%%
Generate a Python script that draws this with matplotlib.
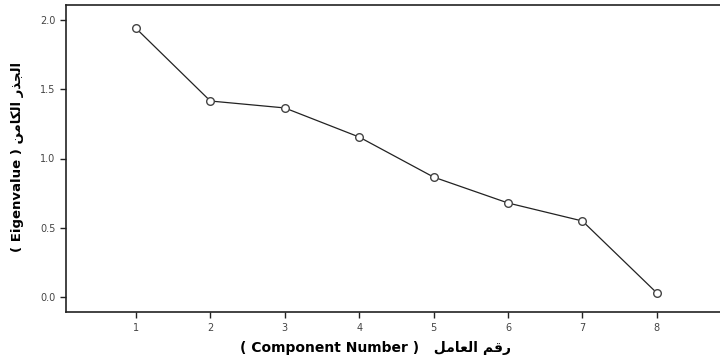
import matplotlib
matplotlib.use("Agg")
import matplotlib.pyplot as plt

components = [1, 2, 3, 4, 5, 6, 7, 8]
eigenvalues = [1.94, 1.415, 1.365, 1.155, 0.866, 0.679, 0.549, 0.03]
xtick_labels = ["1", "2", "3", "4", "5", "6", "7", "8"]
ytick_values = [0.0, 0.5, 1.0, 1.5, 2.0]

# Arabic in presentation forms, visual (left-to-right) order
ar_x = "\uFEDE\uFEE3\uFE8E\uFECC\uFEDF\uFE8D \uFEE2\uFED7\uFEAD"        # رقم العامل
ar_y = "\uFEE6\uFEE3\uFE8E\uFEDC\uFEDF\uFE8D \uFEAD\uFEAC\uFEA0\uFEDF\uFE8D"  # الجذر الكامن

fig = plt.figure(figsize=(7.2, 3.61), dpi=100)
ax = fig.add_axes([66/720, 1-312/361, 1-66/720, (312-5)/361])

ax.plot(components, eigenvalues, color="#222222", lw=0.9, marker="o",
        markersize=5.5, markerfacecolor="white", markeredgecolor="#444444",
        markeredgewidth=1.0)

ax.set_xlim(0.06, 8.85)
ax.set_ylim(-0.108, 2.108)
ax.set_xticks(components)
ax.set_xticklabels(xtick_labels)
ax.set_yticks(ytick_values)
ax.set_yticklabels([f"{v:.1f}" for v in ytick_values])
ax.tick_params(axis="both", labelsize=7, length=4, width=1, color="#222222",
               labelcolor="#444444")
ax.tick_params(axis="x", pad=4)
ax.spines["right"].set_visible(False)
for s in ["left", "bottom", "top"]:
    ax.spines[s].set_linewidth(1.2)
    ax.spines[s].set_color("#222222")

fig.text(375/720, 1-348/361, "( Component Number )   " + ar_x,
         ha="center", va="center", fontsize=10, fontweight="bold",
         family=["DejaVu Sans"])
fig.text(18/720, 1-157/361, "( Eigenvalue ) " + ar_y,
         ha="center", va="center", rotation=90, fontsize=9.5,
         fontweight="bold", family=["DejaVu Sans"])

fig.savefig("out.png", dpi=100)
%%
▶ _WHAT YOU HAVE TO DO_
Reproduce the whole listing above word for word, but not its pictures.

▶ _ANSWER TO THE TASK_
Generate a Python script that draws this with matplotlib.
import matplotlib
matplotlib.use("Agg")
import matplotlib.pyplot as plt

components = [1, 2, 3, 4, 5, 6, 7, 8]
eigenvalues = [1.94, 1.415, 1.365, 1.155, 0.866, 0.679, 0.549, 0.03]
xtick_labels = ["1", "2", "3", "4", "5", "6", "7", "8"]
ytick_values = [0.0, 0.5, 1.0, 1.5, 2.0]

# Arabic in presentation forms, visual (left-to-right) order
ar_x = "\uFEDE\uFEE3\uFE8E\uFECC\uFEDF\uFE8D \uFEE2\uFED7\uFEAD"        # رقم العامل
ar_y = "\uFEE6\uFEE3\uFE8E\uFEDC\uFEDF\uFE8D \uFEAD\uFEAC\uFEA0\uFEDF\uFE8D"  # الجذر الكامن

fig = plt.figure(figsize=(7.2, 3.61), dpi=100)
ax = fig.add_axes([66/720, 1-312/361, 1-66/720, (312-5)/361])

ax.plot(components, eigenvalues, color="#222222", lw=0.9, marker="o",
        markersize=5.5, markerfacecolor="white", markeredgecolor="#444444",
        markeredgewidth=1.0)

ax.set_xlim(0.06, 8.85)
ax.set_ylim(-0.108, 2.108)
ax.set_xticks(components)
ax.set_xticklabels(xtick_labels)
ax.set_yticks(ytick_values)
ax.set_yticklabels([f"{v:.1f}" for v in ytick_values])
ax.tick_params(axis="both", labelsize=7, length=4, width=1, color="#222222",
               labelcolor="#444444")
ax.tick_params(axis="x", pad=4)
ax.spines["right"].set_visible(False)
for s in ["left", "bottom", "top"]:
    ax.spines[s].set_linewidth(1.2)
    ax.spines[s].set_color("#222222")

fig.text(375/720, 1-348/361, "( Component Number )   " + ar_x,
         ha="center", va="center", fontsize=10, fontweight="bold",
         family=["DejaVu Sans"])
fig.text(18/720, 1-157/361, "( Eigenvalue ) " + ar_y,
         ha="center", va="center", rotation=90, fontsize=9.5,
         fontweight="bold", family=["DejaVu Sans"])

fig.savefig("out.png", dpi=100)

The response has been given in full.